● **Short exercise**:
An exact copy of all the data is required, with pictures left out.

= = = = = = =

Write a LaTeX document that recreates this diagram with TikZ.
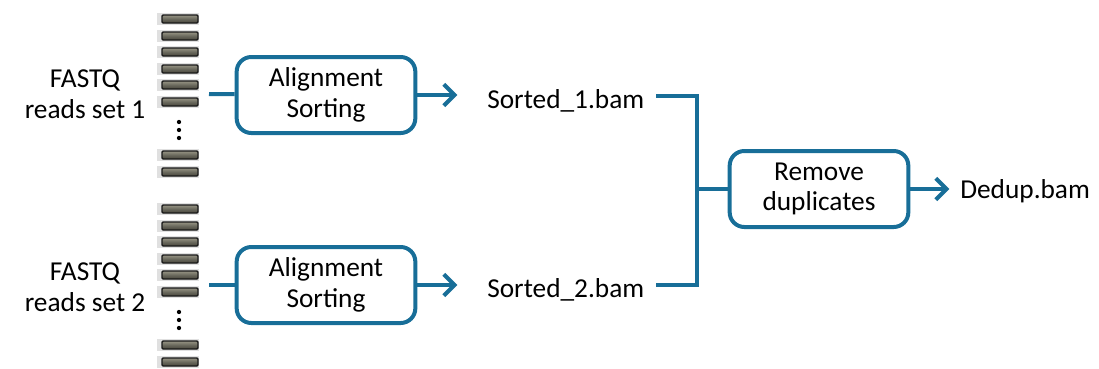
\documentclass[tikz,border=0pt]{standalone}
\usepackage{fontspec}
\setmainfont{Carlito}
\usetikzlibrary{arrows.meta}
\definecolor{flowblue}{RGB}{24,110,152}
\definecolor{readtop}{RGB}{150,148,132}
\definecolor{readbot}{RGB}{70,68,58}

\tikzset{
  stepbox/.style={draw=flowblue, line width=3pt, rounded corners=11pt, align=center,
    minimum width=134pt, minimum height=57pt, inner sep=0pt},
  flow/.style={draw=flowblue, line width=3pt},
  flowarrow/.style={flow, -{Straight Barb[length=8pt, width=16pt, line width=3pt]}},
  label/.style={align=center, inner sep=0pt},
  readbar/.style={draw=black!90, line width=1pt, rounded corners=0.8pt,
    top color=readtop, bottom color=readbot, middle color=black!30!readtop}
}

\begin{document}
\begin{tikzpicture}[x=0.75pt, y=-0.75pt, font=\fontsize{20.5}{23}\selectfont]
  \useasboundingbox (0,0) rectangle (1099,368);

  % read stacks
  \foreach \dy in {0,190} {
    \foreach \yy in {19,36,52,69,85,102,155,172} {
      \fill[black, opacity=0.12] (157,\yy+\dy-6) rectangle (199,\yy+\dy+6);
      \path[readbar] (162,\yy+\dy-4) rectangle (198,\yy+\dy+4);
    }
    \foreach \yy in {122,130,138}
      \fill (179,\yy+\dy) circle[radius=1.6pt];
  }

  \node[label] (fq1) at (85,94) {FASTQ\\reads set 1};
  \node[label] (fq2) at (85,287) {FASTQ\\reads set 2};
  \coordinate (rd1) at (209,94);
  \coordinate (rd2) at (209,285);

  \node[stepbox] (al1) at (326,95) {Alignment\\Sorting};
  \node[stepbox] (al2) at (326,285) {Alignment\\Sorting};

  \node[label, anchor=west] (bam1) at (487,101) {Sorted\_1.bam};
  \node[label, anchor=west] (bam2) at (487,290) {Sorted\_2.bam};

  \node[stepbox] (dedup) at (819,189) {Remove\\duplicates};
  \node[label, anchor=west] (out) at (960,191) {Dedup.bam};

  \coordinate (tee) at (697,189);

  \draw[flow] (rd1) -- (al1);
  \draw[flow] (rd2) -- (al2);
  \draw[flowarrow] (al1.east) -- ++(40,0);
  \draw[flowarrow] (al2.east) -- ++(40,0);
  \draw[flow] (656,96) -| (tee) |- (656,285);
  \draw[flow] (tee) -- (dedup);
  \draw[flowarrow] (dedup.east) -- ++(39,0);
\end{tikzpicture}
\end{document}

= = = = = = =

● **Exercise answer**:
Write a LaTeX document that recreates this diagram with TikZ.
\documentclass[tikz,border=0pt]{standalone}
\usepackage{fontspec}
\setmainfont{Carlito}
\usetikzlibrary{arrows.meta}
\definecolor{flowblue}{RGB}{24,110,152}
\definecolor{readtop}{RGB}{150,148,132}
\definecolor{readbot}{RGB}{70,68,58}

\tikzset{
  stepbox/.style={draw=flowblue, line width=3pt, rounded corners=11pt, align=center,
    minimum width=134pt, minimum height=57pt, inner sep=0pt},
  flow/.style={draw=flowblue, line width=3pt},
  flowarrow/.style={flow, -{Straight Barb[length=8pt, width=16pt, line width=3pt]}},
  label/.style={align=center, inner sep=0pt},
  readbar/.style={draw=black!90, line width=1pt, rounded corners=0.8pt,
    top color=readtop, bottom color=readbot, middle color=black!30!readtop}
}

\begin{document}
\begin{tikzpicture}[x=0.75pt, y=-0.75pt, font=\fontsize{20.5}{23}\selectfont]
  \useasboundingbox (0,0) rectangle (1099,368);

  % read stacks
  \foreach \dy in {0,190} {
    \foreach \yy in {19,36,52,69,85,102,155,172} {
      \fill[black, opacity=0.12] (157,\yy+\dy-6) rectangle (199,\yy+\dy+6);
      \path[readbar] (162,\yy+\dy-4) rectangle (198,\yy+\dy+4);
    }
    \foreach \yy in {122,130,138}
      \fill (179,\yy+\dy) circle[radius=1.6pt];
  }

  \node[label] (fq1) at (85,94) {FASTQ\\reads set 1};
  \node[label] (fq2) at (85,287) {FASTQ\\reads set 2};
  \coordinate (rd1) at (209,94);
  \coordinate (rd2) at (209,285);

  \node[stepbox] (al1) at (326,95) {Alignment\\Sorting};
  \node[stepbox] (al2) at (326,285) {Alignment\\Sorting};

  \node[label, anchor=west] (bam1) at (487,101) {Sorted\_1.bam};
  \node[label, anchor=west] (bam2) at (487,290) {Sorted\_2.bam};

  \node[stepbox] (dedup) at (819,189) {Remove\\duplicates};
  \node[label, anchor=west] (out) at (960,191) {Dedup.bam};

  \coordinate (tee) at (697,189);

  \draw[flow] (rd1) -- (al1);
  \draw[flow] (rd2) -- (al2);
  \draw[flowarrow] (al1.east) -- ++(40,0);
  \draw[flowarrow] (al2.east) -- ++(40,0);
  \draw[flow] (656,96) -| (tee) |- (656,285);
  \draw[flow] (tee) -- (dedup);
  \draw[flowarrow] (dedup.east) -- ++(39,0);
\end{tikzpicture}
\end{document}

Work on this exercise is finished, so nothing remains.